[begin Provided data]
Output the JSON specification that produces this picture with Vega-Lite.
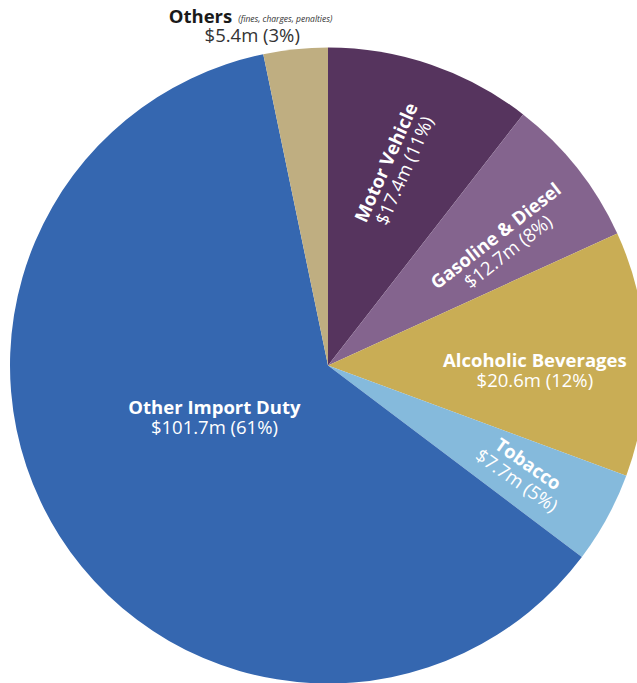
{
  "$schema": "https://vega.github.io/schema/vega-lite/v6.json",
  "autosize": {"type": "none"},
  "width": 618,
  "height": 635,
  "padding": {"left": 19, "top": 48, "right": 0, "bottom": 0},
  "background": "white",
  "config": {"view": {"stroke": null}, "text": {"font": "Open Sans", "baseline": "middle", "align": "center"}},
  "data": {"values": [
    {"category": "Motor Vehicle", "value": 17.4, "label": "$17.4m (11%)", "order": 1},
    {"category": "Gasoline & Diesel", "value": 12.7, "label": "$12.7m (8%)", "order": 2},
    {"category": "Alcoholic Beverages", "value": 20.6, "label": "$20.6m (12%)", "order": 3},
    {"category": "Tobacco", "value": 7.7, "label": "$7.7m (5%)", "order": 4},
    {"category": "Other Import Duty", "value": 101.7, "label": "$101.7m (61%)", "order": 5},
    {"category": "Others", "value": 5.4, "label": "$5.4m (3%)", "order": 6}
  ]},
  "encoding": {
    "theta": {"field": "value", "type": "quantitative", "stack": true},
    "order": {"field": "order", "type": "quantitative"}
  },
  "layer": [
    {
      "mark": {"type": "arc", "radius": 318, "stroke": null},
      "encoding": {
        "color": {"field": "category", "type": "nominal", "legend": null,
          "scale": {"domain": ["Motor Vehicle", "Gasoline & Diesel", "Alcoholic Beverages", "Tobacco", "Other Import Duty", "Others"],
                    "range": ["#56345E", "#84648E", "#C9AD55", "#85BADC", "#3567B0", "#BFAE81"]}}
      }
    },
    {
      "mark": {"type": "text", "radius": 214, "angle": -66, "dx": -4, "dy": -10, "fontSize": 18.5, "fontWeight": "bold", "fill": "white"},
      "encoding": {"text": {"condition": {"test": "datum.category === 'Motor Vehicle'", "field": "category"}, "value": ""}}
    },
    {
      "mark": {"type": "text", "radius": 214, "angle": -66, "dx": -4, "dy": 10, "fontSize": 18.5, "fill": "white"},
      "encoding": {"text": {"condition": {"test": "datum.category === 'Motor Vehicle'", "field": "label"}, "value": ""}}
    },
    {
      "mark": {"type": "text", "radius": 220, "angle": -38, "dx": -8, "dy": 3, "fontSize": 18.5, "fontWeight": "bold", "fill": "white"},
      "encoding": {"text": {"condition": {"test": "datum.category === 'Gasoline & Diesel'", "field": "category"}, "value": ""}}
    },
    {
      "mark": {"type": "text", "radius": 220, "angle": -38, "dx": -8, "dy": 23, "fontSize": 18.5, "fill": "white"},
      "encoding": {"text": {"condition": {"test": "datum.category === 'Gasoline & Diesel'", "field": "label"}, "value": ""}}
    },
    {
      "mark": {"type": "text", "radius": 207, "dy": 3, "fontSize": 18.5, "fontWeight": "bold", "fill": "white"},
      "encoding": {"text": {"condition": {"test": "datum.category === 'Alcoholic Beverages'", "field": "category"}, "value": ""}}
    },
    {
      "mark": {"type": "text", "radius": 207, "dy": 23, "fontSize": 18.5, "fill": "white"},
      "encoding": {"text": {"condition": {"test": "datum.category === 'Alcoholic Beverages'", "field": "label"}, "value": ""}}
    },
    {
      "mark": {"type": "text", "radius": 222, "angle": 35, "dy": -9, "fontSize": 18.5, "fontWeight": "bold", "fill": "white"},
      "encoding": {"text": {"condition": {"test": "datum.category === 'Tobacco'", "field": "category"}, "value": ""}}
    },
    {
      "mark": {"type": "text", "radius": 222, "angle": 35, "dy": 11, "fontSize": 18.5, "fill": "white"},
      "encoding": {"text": {"condition": {"test": "datum.category === 'Tobacco'", "field": "label"}, "value": ""}}
    },
    {
      "mark": {"type": "text", "radius": 125, "dx": -8, "dy": -24, "fontSize": 18.5, "fontWeight": "bold", "fill": "white"},
      "encoding": {"text": {"condition": {"test": "datum.category === 'Other Import Duty'", "field": "category"}, "value": ""}}
    },
    {
      "mark": {"type": "text", "radius": 125, "dx": -8, "dy": -4, "fontSize": 18.5, "fill": "white"},
      "encoding": {"text": {"condition": {"test": "datum.category === 'Other Import Duty'", "field": "label"}, "value": ""}}
    },
    {
      "mark": {"type": "text", "radius": 340, "dx": -61, "dy": -10, "align": "right", "fontSize": 18.5, "fontWeight": "bold", "fill": "#1a1a1a"},
      "encoding": {"text": {"condition": {"test": "datum.category === 'Others'", "field": "category"}, "value": ""}}
    },
    {
      "mark": {"type": "text", "radius": 340, "dx": -55, "dy": -8, "align": "left", "fontSize": 8.5, "fontStyle": "italic", "fill": "#333333"},
      "encoding": {"text": {"condition": {"test": "datum.category === 'Others'", "value": "(fines, charges, penalties)"}, "value": ""}}
    },
    {
      "mark": {"type": "text", "radius": 340, "dx": -41, "dy": 9, "fontSize": 18.5, "fill": "#333333"},
      "encoding": {"text": {"condition": {"test": "datum.category === 'Others'", "field": "label"}, "value": ""}}
    }
  ]
}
[end Provided data]
**Problem requirements:**
Give every line back word for word and leave the pictures out.

**Result of this exercise:**
Output the JSON specification that produces this picture with Vega-Lite.
{
  "$schema": "https://vega.github.io/schema/vega-lite/v6.json",
  "autosize": {"type": "none"},
  "width": 618,
  "height": 635,
  "padding": {"left": 19, "top": 48, "right": 0, "bottom": 0},
  "background": "white",
  "config": {"view": {"stroke": null}, "text": {"font": "Open Sans", "baseline": "middle", "align": "center"}},
  "data": {"values": [
    {"category": "Motor Vehicle", "value": 17.4, "label": "$17.4m (11%)", "order": 1},
    {"category": "Gasoline & Diesel", "value": 12.7, "label": "$12.7m (8%)", "order": 2},
    {"category": "Alcoholic Beverages", "value": 20.6, "label": "$20.6m (12%)", "order": 3},
    {"category": "Tobacco", "value": 7.7, "label": "$7.7m (5%)", "order": 4},
    {"category": "Other Import Duty", "value": 101.7, "label": "$101.7m (61%)", "order": 5},
    {"category": "Others", "value": 5.4, "label": "$5.4m (3%)", "order": 6}
  ]},
  "encoding": {
    "theta": {"field": "value", "type": "quantitative", "stack": true},
    "order": {"field": "order", "type": "quantitative"}
  },
  "layer": [
    {
      "mark": {"type": "arc", "radius": 318, "stroke": null},
      "encoding": {
        "color": {"field": "category", "type": "nominal", "legend": null,
          "scale": {"domain": ["Motor Vehicle", "Gasoline & Diesel", "Alcoholic Beverages", "Tobacco", "Other Import Duty", "Others"],
                    "range": ["#56345E", "#84648E", "#C9AD55", "#85BADC", "#3567B0", "#BFAE81"]}}
      }
    },
    {
      "mark": {"type": "text", "radius": 214, "angle": -66, "dx": -4, "dy": -10, "fontSize": 18.5, "fontWeight": "bold", "fill": "white"},
      "encoding": {"text": {"condition": {"test": "datum.category === 'Motor Vehicle'", "field": "category"}, "value": ""}}
    },
    {
      "mark": {"type": "text", "radius": 214, "angle": -66, "dx": -4, "dy": 10, "fontSize": 18.5, "fill": "white"},
      "encoding": {"text": {"condition": {"test": "datum.category === 'Motor Vehicle'", "field": "label"}, "value": ""}}
    },
    {
      "mark": {"type": "text", "radius": 220, "angle": -38, "dx": -8, "dy": 3, "fontSize": 18.5, "fontWeight": "bold", "fill": "white"},
      "encoding": {"text": {"condition": {"test": "datum.category === 'Gasoline & Diesel'", "field": "category"}, "value": ""}}
    },
    {
      "mark": {"type": "text", "radius": 220, "angle": -38, "dx": -8, "dy": 23, "fontSize": 18.5, "fill": "white"},
      "encoding": {"text": {"condition": {"test": "datum.category === 'Gasoline & Diesel'", "field": "label"}, "value": ""}}
    },
    {
      "mark": {"type": "text", "radius": 207, "dy": 3, "fontSize": 18.5, "fontWeight": "bold", "fill": "white"},
      "encoding": {"text": {"condition": {"test": "datum.category === 'Alcoholic Beverages'", "field": "category"}, "value": ""}}
    },
    {
      "mark": {"type": "text", "radius": 207, "dy": 23, "fontSize": 18.5, "fill": "white"},
      "encoding": {"text": {"condition": {"test": "datum.category === 'Alcoholic Beverages'", "field": "label"}, "value": ""}}
    },
    {
      "mark": {"type": "text", "radius": 222, "angle": 35, "dy": -9, "fontSize": 18.5, "fontWeight": "bold", "fill": "white"},
      "encoding": {"text": {"condition": {"test": "datum.category === 'Tobacco'", "field": "category"}, "value": ""}}
    },
    {
      "mark": {"type": "text", "radius": 222, "angle": 35, "dy": 11, "fontSize": 18.5, "fill": "white"},
      "encoding": {"text": {"condition": {"test": "datum.category === 'Tobacco'", "field": "label"}, "value": ""}}
    },
    {
      "mark": {"type": "text", "radius": 125, "dx": -8, "dy": -24, "fontSize": 18.5, "fontWeight": "bold", "fill": "white"},
      "encoding": {"text": {"condition": {"test": "datum.category === 'Other Import Duty'", "field": "category"}, "value": ""}}
    },
    {
      "mark": {"type": "text", "radius": 125, "dx": -8, "dy": -4, "fontSize": 18.5, "fill": "white"},
      "encoding": {"text": {"condition": {"test": "datum.category === 'Other Import Duty'", "field": "label"}, "value": ""}}
    },
    {
      "mark": {"type": "text", "radius": 340, "dx": -61, "dy": -10, "align": "right", "fontSize": 18.5, "fontWeight": "bold", "fill": "#1a1a1a"},
      "encoding": {"text": {"condition": {"test": "datum.category === 'Others'", "field": "category"}, "value": ""}}
    },
    {
      "mark": {"type": "text", "radius": 340, "dx": -55, "dy": -8, "align": "left", "fontSize": 8.5, "fontStyle": "italic", "fill": "#333333"},
      "encoding": {"text": {"condition": {"test": "datum.category === 'Others'", "value": "(fines, charges, penalties)"}, "value": ""}}
    },
    {
      "mark": {"type": "text", "radius": 340, "dx": -41, "dy": 9, "fontSize": 18.5, "fill": "#333333"},
      "encoding": {"text": {"condition": {"test": "datum.category === 'Others'", "field": "label"}, "value": ""}}
    }
  ]
}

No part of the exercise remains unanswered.